**WHAT YOU SHOULD DO:**
Write out the material again word for word, dropping any images it holds.

**SOURCE EXCERPT:**

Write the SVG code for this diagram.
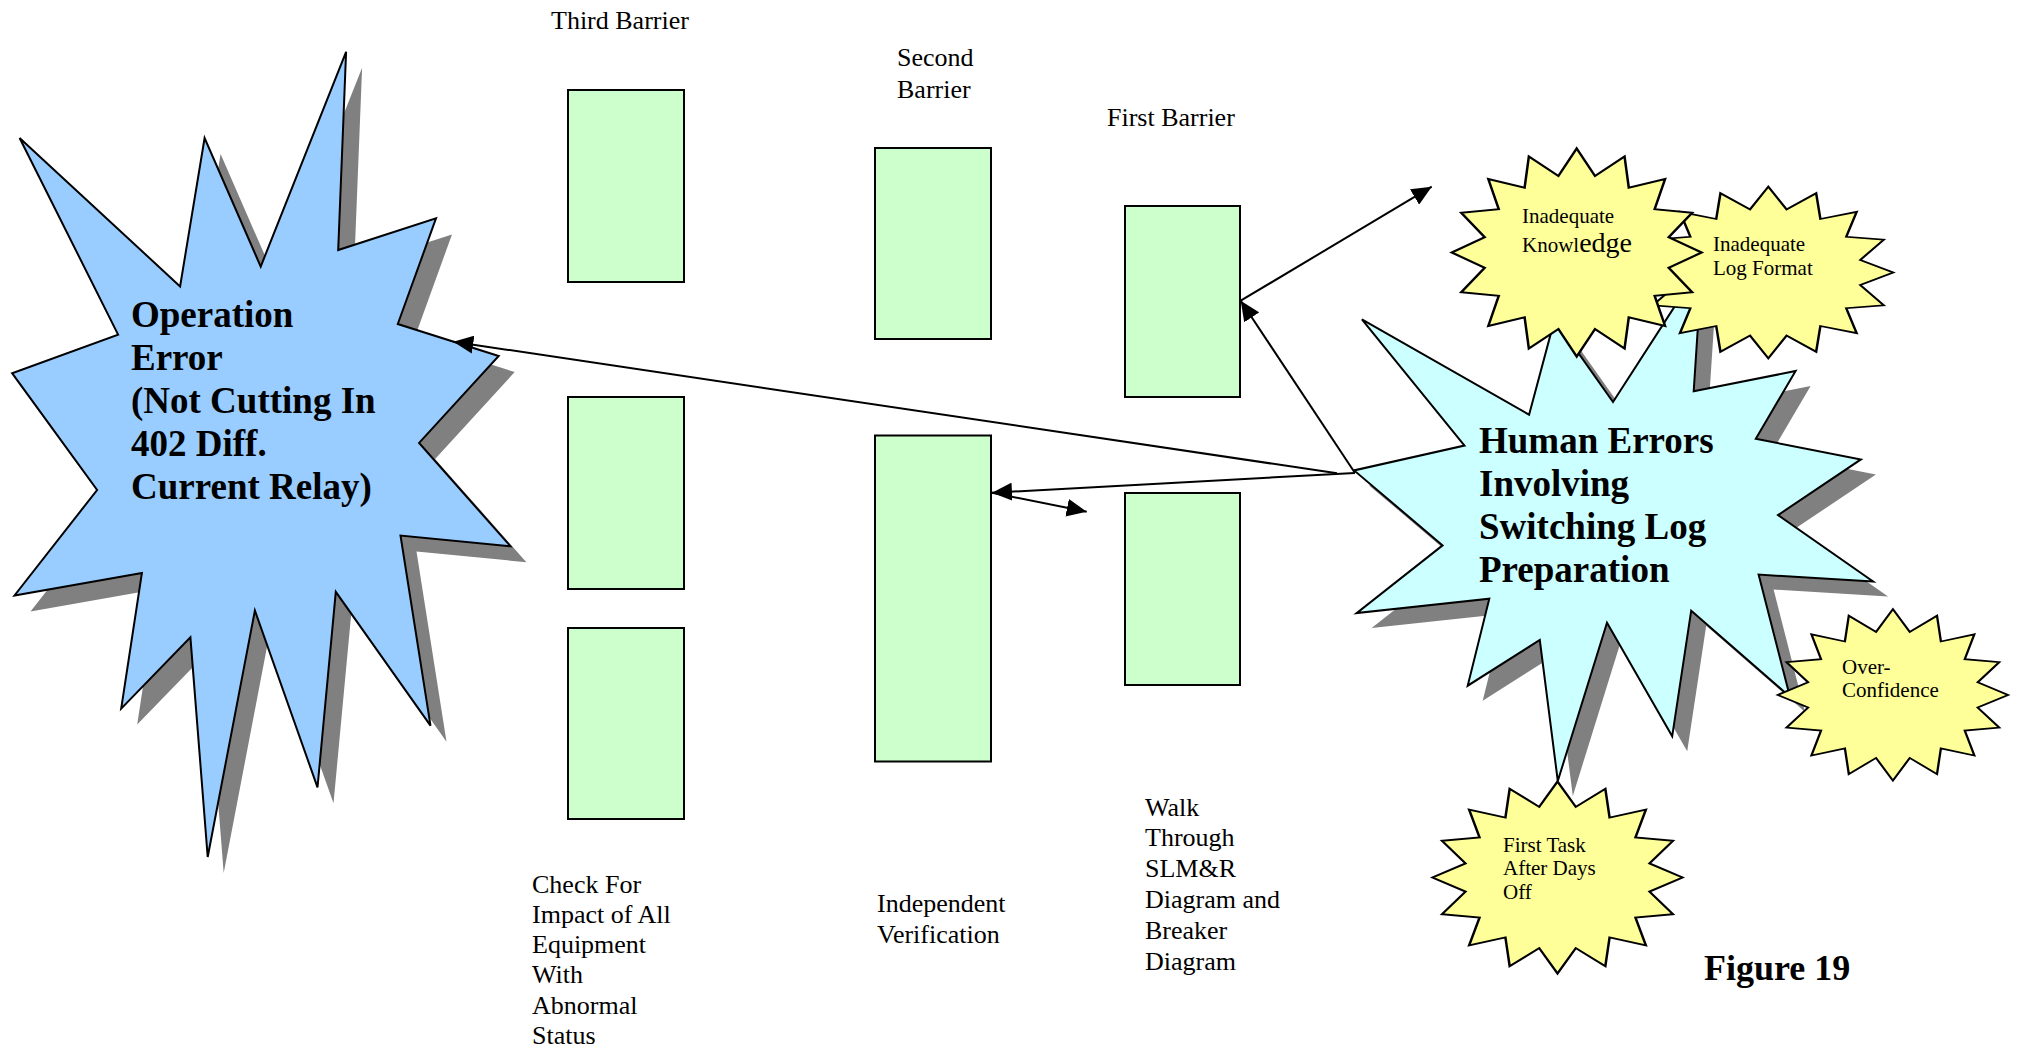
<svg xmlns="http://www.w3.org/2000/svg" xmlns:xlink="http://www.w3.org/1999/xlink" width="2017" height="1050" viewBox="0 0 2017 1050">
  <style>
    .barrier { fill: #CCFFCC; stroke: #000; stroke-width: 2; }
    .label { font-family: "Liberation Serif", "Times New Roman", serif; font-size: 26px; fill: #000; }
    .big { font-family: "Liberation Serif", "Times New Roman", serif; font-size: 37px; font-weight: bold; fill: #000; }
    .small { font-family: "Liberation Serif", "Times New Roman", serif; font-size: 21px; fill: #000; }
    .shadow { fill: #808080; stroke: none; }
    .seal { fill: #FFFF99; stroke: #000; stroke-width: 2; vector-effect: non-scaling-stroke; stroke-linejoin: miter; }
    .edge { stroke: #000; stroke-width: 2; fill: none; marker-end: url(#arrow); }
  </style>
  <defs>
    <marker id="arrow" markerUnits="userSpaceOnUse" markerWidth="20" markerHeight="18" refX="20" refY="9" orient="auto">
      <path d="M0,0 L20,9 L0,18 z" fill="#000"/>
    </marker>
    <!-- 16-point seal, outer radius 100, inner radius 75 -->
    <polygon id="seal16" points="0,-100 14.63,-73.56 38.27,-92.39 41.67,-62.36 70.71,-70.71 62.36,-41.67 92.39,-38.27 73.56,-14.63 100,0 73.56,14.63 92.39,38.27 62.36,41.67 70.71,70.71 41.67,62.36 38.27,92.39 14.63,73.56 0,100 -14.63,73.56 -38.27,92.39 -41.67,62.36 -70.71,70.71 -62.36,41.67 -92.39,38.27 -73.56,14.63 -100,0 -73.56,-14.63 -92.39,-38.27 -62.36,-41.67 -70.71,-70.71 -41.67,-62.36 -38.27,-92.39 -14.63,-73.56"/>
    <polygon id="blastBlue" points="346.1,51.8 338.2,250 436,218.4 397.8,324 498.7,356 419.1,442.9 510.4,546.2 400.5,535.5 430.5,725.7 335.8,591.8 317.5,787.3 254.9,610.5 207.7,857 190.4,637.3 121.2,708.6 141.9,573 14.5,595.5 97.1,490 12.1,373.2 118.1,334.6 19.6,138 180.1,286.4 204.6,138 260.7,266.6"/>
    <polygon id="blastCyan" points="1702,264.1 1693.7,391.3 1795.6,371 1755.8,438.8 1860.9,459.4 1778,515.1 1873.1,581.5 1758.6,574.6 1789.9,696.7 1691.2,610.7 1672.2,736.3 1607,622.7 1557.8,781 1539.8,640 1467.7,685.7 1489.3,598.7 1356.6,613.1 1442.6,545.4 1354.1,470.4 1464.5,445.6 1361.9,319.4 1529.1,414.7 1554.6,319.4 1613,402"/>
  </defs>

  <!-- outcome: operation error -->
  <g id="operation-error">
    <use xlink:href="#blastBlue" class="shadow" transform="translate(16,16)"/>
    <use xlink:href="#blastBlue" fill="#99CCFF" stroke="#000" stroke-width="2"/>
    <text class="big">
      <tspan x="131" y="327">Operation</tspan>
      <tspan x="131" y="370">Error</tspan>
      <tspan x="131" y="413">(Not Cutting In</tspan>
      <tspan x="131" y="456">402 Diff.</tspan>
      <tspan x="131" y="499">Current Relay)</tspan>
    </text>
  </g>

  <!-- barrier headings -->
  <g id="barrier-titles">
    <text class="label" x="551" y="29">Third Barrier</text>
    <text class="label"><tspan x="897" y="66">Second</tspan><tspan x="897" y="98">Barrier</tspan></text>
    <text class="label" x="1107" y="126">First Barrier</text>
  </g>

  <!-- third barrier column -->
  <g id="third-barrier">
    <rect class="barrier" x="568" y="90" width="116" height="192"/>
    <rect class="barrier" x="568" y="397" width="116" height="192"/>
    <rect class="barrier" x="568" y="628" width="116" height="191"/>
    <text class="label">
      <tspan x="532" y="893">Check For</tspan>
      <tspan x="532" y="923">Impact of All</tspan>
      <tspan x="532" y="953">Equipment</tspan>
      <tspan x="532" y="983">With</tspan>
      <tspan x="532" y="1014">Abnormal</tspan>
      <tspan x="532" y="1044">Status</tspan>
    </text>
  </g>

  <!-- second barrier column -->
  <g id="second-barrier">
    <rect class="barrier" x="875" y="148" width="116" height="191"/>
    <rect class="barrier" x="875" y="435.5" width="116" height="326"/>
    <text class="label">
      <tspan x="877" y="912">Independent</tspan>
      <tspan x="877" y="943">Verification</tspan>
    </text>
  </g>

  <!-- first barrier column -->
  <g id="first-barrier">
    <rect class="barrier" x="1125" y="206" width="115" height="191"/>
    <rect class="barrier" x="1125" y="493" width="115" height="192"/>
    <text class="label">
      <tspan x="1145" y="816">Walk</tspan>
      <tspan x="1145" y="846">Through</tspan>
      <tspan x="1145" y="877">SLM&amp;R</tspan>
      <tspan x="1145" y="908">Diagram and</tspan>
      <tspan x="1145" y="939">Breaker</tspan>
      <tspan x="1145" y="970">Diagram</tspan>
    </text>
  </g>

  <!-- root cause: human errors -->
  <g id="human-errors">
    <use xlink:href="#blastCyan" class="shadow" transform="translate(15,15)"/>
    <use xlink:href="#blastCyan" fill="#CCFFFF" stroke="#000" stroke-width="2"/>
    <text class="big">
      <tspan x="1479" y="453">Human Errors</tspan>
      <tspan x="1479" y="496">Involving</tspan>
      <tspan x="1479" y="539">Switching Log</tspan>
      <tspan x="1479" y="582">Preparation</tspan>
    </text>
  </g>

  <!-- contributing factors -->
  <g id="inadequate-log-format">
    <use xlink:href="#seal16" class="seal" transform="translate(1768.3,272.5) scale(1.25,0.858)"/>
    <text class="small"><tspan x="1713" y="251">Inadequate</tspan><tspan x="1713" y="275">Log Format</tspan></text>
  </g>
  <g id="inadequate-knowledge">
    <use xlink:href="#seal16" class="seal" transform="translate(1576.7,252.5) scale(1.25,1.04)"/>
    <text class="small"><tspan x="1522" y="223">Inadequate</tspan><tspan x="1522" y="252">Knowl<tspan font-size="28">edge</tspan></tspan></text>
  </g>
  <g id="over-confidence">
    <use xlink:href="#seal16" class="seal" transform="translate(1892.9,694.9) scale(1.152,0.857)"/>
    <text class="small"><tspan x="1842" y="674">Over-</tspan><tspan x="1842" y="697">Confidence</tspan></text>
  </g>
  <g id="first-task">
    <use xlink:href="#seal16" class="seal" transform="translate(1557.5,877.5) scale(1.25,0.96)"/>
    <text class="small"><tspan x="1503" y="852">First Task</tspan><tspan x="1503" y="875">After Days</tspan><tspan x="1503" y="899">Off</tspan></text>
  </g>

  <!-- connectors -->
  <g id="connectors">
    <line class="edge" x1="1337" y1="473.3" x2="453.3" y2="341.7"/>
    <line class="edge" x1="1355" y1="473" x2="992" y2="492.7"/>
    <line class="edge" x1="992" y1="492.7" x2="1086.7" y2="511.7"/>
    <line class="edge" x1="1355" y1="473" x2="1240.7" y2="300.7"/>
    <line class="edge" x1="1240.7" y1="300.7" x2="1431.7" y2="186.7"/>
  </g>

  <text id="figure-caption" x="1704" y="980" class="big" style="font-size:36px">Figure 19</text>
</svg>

**FINAL RESULT:**
Write the SVG code for this diagram.
<svg xmlns="http://www.w3.org/2000/svg" xmlns:xlink="http://www.w3.org/1999/xlink" width="2017" height="1050" viewBox="0 0 2017 1050">
  <style>
    .barrier { fill: #CCFFCC; stroke: #000; stroke-width: 2; }
    .label { font-family: "Liberation Serif", "Times New Roman", serif; font-size: 26px; fill: #000; }
    .big { font-family: "Liberation Serif", "Times New Roman", serif; font-size: 37px; font-weight: bold; fill: #000; }
    .small { font-family: "Liberation Serif", "Times New Roman", serif; font-size: 21px; fill: #000; }
    .shadow { fill: #808080; stroke: none; }
    .seal { fill: #FFFF99; stroke: #000; stroke-width: 2; vector-effect: non-scaling-stroke; stroke-linejoin: miter; }
    .edge { stroke: #000; stroke-width: 2; fill: none; marker-end: url(#arrow); }
  </style>
  <defs>
    <marker id="arrow" markerUnits="userSpaceOnUse" markerWidth="20" markerHeight="18" refX="20" refY="9" orient="auto">
      <path d="M0,0 L20,9 L0,18 z" fill="#000"/>
    </marker>
    <!-- 16-point seal, outer radius 100, inner radius 75 -->
    <polygon id="seal16" points="0,-100 14.63,-73.56 38.27,-92.39 41.67,-62.36 70.71,-70.71 62.36,-41.67 92.39,-38.27 73.56,-14.63 100,0 73.56,14.63 92.39,38.27 62.36,41.67 70.71,70.71 41.67,62.36 38.27,92.39 14.63,73.56 0,100 -14.63,73.56 -38.27,92.39 -41.67,62.36 -70.71,70.71 -62.36,41.67 -92.39,38.27 -73.56,14.63 -100,0 -73.56,-14.63 -92.39,-38.27 -62.36,-41.67 -70.71,-70.71 -41.67,-62.36 -38.27,-92.39 -14.63,-73.56"/>
    <polygon id="blastBlue" points="346.1,51.8 338.2,250 436,218.4 397.8,324 498.7,356 419.1,442.9 510.4,546.2 400.5,535.5 430.5,725.7 335.8,591.8 317.5,787.3 254.9,610.5 207.7,857 190.4,637.3 121.2,708.6 141.9,573 14.5,595.5 97.1,490 12.1,373.2 118.1,334.6 19.6,138 180.1,286.4 204.6,138 260.7,266.6"/>
    <polygon id="blastCyan" points="1702,264.1 1693.7,391.3 1795.6,371 1755.8,438.8 1860.9,459.4 1778,515.1 1873.1,581.5 1758.6,574.6 1789.9,696.7 1691.2,610.7 1672.2,736.3 1607,622.7 1557.8,781 1539.8,640 1467.7,685.7 1489.3,598.7 1356.6,613.1 1442.6,545.4 1354.1,470.4 1464.5,445.6 1361.9,319.4 1529.1,414.7 1554.6,319.4 1613,402"/>
  </defs>

  <!-- outcome: operation error -->
  <g id="operation-error">
    <use xlink:href="#blastBlue" class="shadow" transform="translate(16,16)"/>
    <use xlink:href="#blastBlue" fill="#99CCFF" stroke="#000" stroke-width="2"/>
    <text class="big">
      <tspan x="131" y="327">Operation</tspan>
      <tspan x="131" y="370">Error</tspan>
      <tspan x="131" y="413">(Not Cutting In</tspan>
      <tspan x="131" y="456">402 Diff.</tspan>
      <tspan x="131" y="499">Current Relay)</tspan>
    </text>
  </g>

  <!-- barrier headings -->
  <g id="barrier-titles">
    <text class="label" x="551" y="29">Third Barrier</text>
    <text class="label"><tspan x="897" y="66">Second</tspan><tspan x="897" y="98">Barrier</tspan></text>
    <text class="label" x="1107" y="126">First Barrier</text>
  </g>

  <!-- third barrier column -->
  <g id="third-barrier">
    <rect class="barrier" x="568" y="90" width="116" height="192"/>
    <rect class="barrier" x="568" y="397" width="116" height="192"/>
    <rect class="barrier" x="568" y="628" width="116" height="191"/>
    <text class="label">
      <tspan x="532" y="893">Check For</tspan>
      <tspan x="532" y="923">Impact of All</tspan>
      <tspan x="532" y="953">Equipment</tspan>
      <tspan x="532" y="983">With</tspan>
      <tspan x="532" y="1014">Abnormal</tspan>
      <tspan x="532" y="1044">Status</tspan>
    </text>
  </g>

  <!-- second barrier column -->
  <g id="second-barrier">
    <rect class="barrier" x="875" y="148" width="116" height="191"/>
    <rect class="barrier" x="875" y="435.5" width="116" height="326"/>
    <text class="label">
      <tspan x="877" y="912">Independent</tspan>
      <tspan x="877" y="943">Verification</tspan>
    </text>
  </g>

  <!-- first barrier column -->
  <g id="first-barrier">
    <rect class="barrier" x="1125" y="206" width="115" height="191"/>
    <rect class="barrier" x="1125" y="493" width="115" height="192"/>
    <text class="label">
      <tspan x="1145" y="816">Walk</tspan>
      <tspan x="1145" y="846">Through</tspan>
      <tspan x="1145" y="877">SLM&amp;R</tspan>
      <tspan x="1145" y="908">Diagram and</tspan>
      <tspan x="1145" y="939">Breaker</tspan>
      <tspan x="1145" y="970">Diagram</tspan>
    </text>
  </g>

  <!-- root cause: human errors -->
  <g id="human-errors">
    <use xlink:href="#blastCyan" class="shadow" transform="translate(15,15)"/>
    <use xlink:href="#blastCyan" fill="#CCFFFF" stroke="#000" stroke-width="2"/>
    <text class="big">
      <tspan x="1479" y="453">Human Errors</tspan>
      <tspan x="1479" y="496">Involving</tspan>
      <tspan x="1479" y="539">Switching Log</tspan>
      <tspan x="1479" y="582">Preparation</tspan>
    </text>
  </g>

  <!-- contributing factors -->
  <g id="inadequate-log-format">
    <use xlink:href="#seal16" class="seal" transform="translate(1768.3,272.5) scale(1.25,0.858)"/>
    <text class="small"><tspan x="1713" y="251">Inadequate</tspan><tspan x="1713" y="275">Log Format</tspan></text>
  </g>
  <g id="inadequate-knowledge">
    <use xlink:href="#seal16" class="seal" transform="translate(1576.7,252.5) scale(1.25,1.04)"/>
    <text class="small"><tspan x="1522" y="223">Inadequate</tspan><tspan x="1522" y="252">Knowl<tspan font-size="28">edge</tspan></tspan></text>
  </g>
  <g id="over-confidence">
    <use xlink:href="#seal16" class="seal" transform="translate(1892.9,694.9) scale(1.152,0.857)"/>
    <text class="small"><tspan x="1842" y="674">Over-</tspan><tspan x="1842" y="697">Confidence</tspan></text>
  </g>
  <g id="first-task">
    <use xlink:href="#seal16" class="seal" transform="translate(1557.5,877.5) scale(1.25,0.96)"/>
    <text class="small"><tspan x="1503" y="852">First Task</tspan><tspan x="1503" y="875">After Days</tspan><tspan x="1503" y="899">Off</tspan></text>
  </g>

  <!-- connectors -->
  <g id="connectors">
    <line class="edge" x1="1337" y1="473.3" x2="453.3" y2="341.7"/>
    <line class="edge" x1="1355" y1="473" x2="992" y2="492.7"/>
    <line class="edge" x1="992" y1="492.7" x2="1086.7" y2="511.7"/>
    <line class="edge" x1="1355" y1="473" x2="1240.7" y2="300.7"/>
    <line class="edge" x1="1240.7" y1="300.7" x2="1431.7" y2="186.7"/>
  </g>

  <text id="figure-caption" x="1704" y="980" class="big" style="font-size:36px">Figure 19</text>
</svg>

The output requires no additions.